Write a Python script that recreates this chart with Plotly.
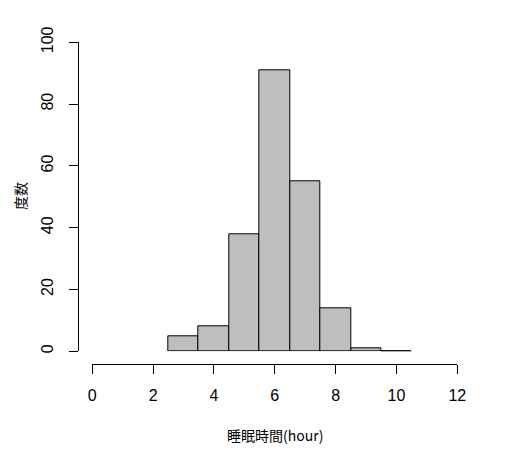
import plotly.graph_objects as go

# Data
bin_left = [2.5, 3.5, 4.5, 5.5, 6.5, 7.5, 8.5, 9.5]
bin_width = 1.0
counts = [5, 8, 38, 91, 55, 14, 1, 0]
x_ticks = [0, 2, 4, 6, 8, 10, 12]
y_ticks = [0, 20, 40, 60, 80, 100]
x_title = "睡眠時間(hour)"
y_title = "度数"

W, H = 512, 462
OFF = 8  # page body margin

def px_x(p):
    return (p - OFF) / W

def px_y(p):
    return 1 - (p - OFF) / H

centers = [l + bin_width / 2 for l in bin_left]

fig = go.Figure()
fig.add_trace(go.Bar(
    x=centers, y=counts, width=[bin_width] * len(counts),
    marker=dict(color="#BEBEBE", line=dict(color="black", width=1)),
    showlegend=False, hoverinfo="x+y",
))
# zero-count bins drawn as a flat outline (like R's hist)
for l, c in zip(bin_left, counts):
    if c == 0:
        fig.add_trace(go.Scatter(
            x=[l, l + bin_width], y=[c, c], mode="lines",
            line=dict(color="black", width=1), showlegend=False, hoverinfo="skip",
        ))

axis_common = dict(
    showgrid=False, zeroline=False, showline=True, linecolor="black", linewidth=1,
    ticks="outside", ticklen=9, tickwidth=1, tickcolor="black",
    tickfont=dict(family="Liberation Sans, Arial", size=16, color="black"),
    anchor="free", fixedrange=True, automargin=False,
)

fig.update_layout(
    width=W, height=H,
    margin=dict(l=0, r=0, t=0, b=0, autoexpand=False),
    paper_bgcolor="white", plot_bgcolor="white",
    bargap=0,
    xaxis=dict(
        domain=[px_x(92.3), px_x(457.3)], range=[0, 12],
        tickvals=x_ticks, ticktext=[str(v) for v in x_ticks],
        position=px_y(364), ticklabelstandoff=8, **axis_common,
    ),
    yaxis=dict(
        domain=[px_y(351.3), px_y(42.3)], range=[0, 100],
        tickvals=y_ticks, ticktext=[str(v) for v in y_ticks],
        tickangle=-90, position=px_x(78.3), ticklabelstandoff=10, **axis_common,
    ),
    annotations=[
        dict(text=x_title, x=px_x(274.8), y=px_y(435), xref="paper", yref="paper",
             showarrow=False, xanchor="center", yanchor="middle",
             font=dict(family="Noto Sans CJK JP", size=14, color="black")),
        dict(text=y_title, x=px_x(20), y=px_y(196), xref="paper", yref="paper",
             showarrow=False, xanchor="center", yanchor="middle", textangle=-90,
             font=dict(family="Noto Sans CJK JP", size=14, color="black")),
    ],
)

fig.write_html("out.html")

==

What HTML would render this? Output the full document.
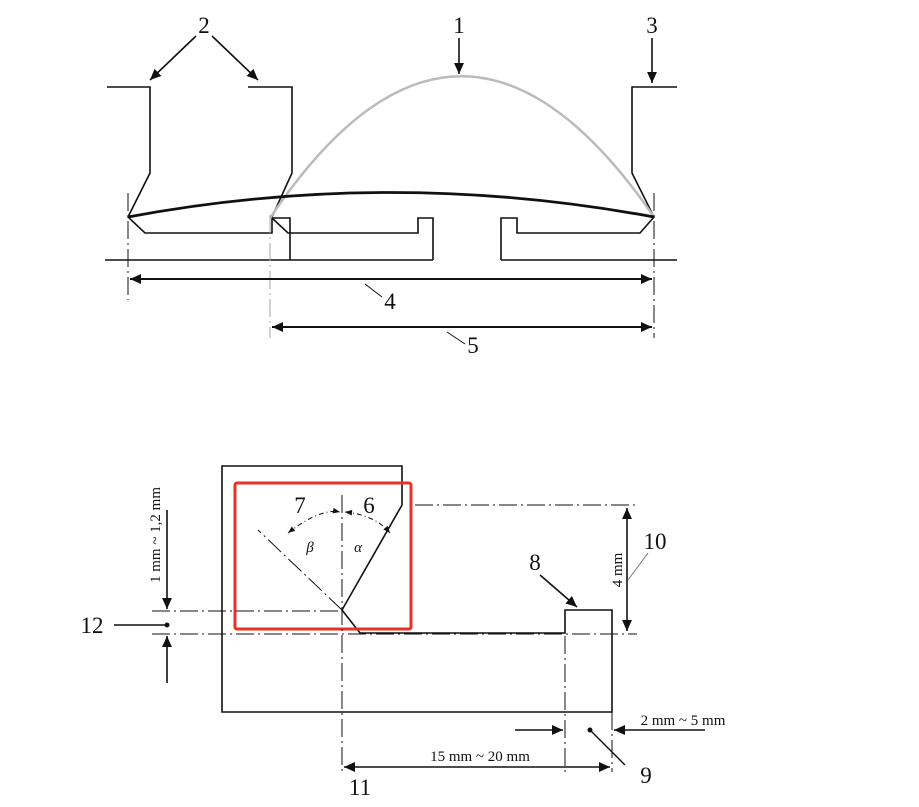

* [Task goal]
Copy exactly the stretch of lines from the one containing "Write a Python" through the one containing "return 1 - (p - OFF) / H", both included. Leave out any pictures.

* [Task output]
Write a Python script that recreates this chart with Plotly.
import plotly.graph_objects as go

# Data
bin_left = [2.5, 3.5, 4.5, 5.5, 6.5, 7.5, 8.5, 9.5]
bin_width = 1.0
counts = [5, 8, 38, 91, 55, 14, 1, 0]
x_ticks = [0, 2, 4, 6, 8, 10, 12]
y_ticks = [0, 20, 40, 60, 80, 100]
x_title = "睡眠時間(hour)"
y_title = "度数"

W, H = 512, 462
OFF = 8  # page body margin

def px_x(p):
    return (p - OFF) / W

def px_y(p):
    return 1 - (p - OFF) / H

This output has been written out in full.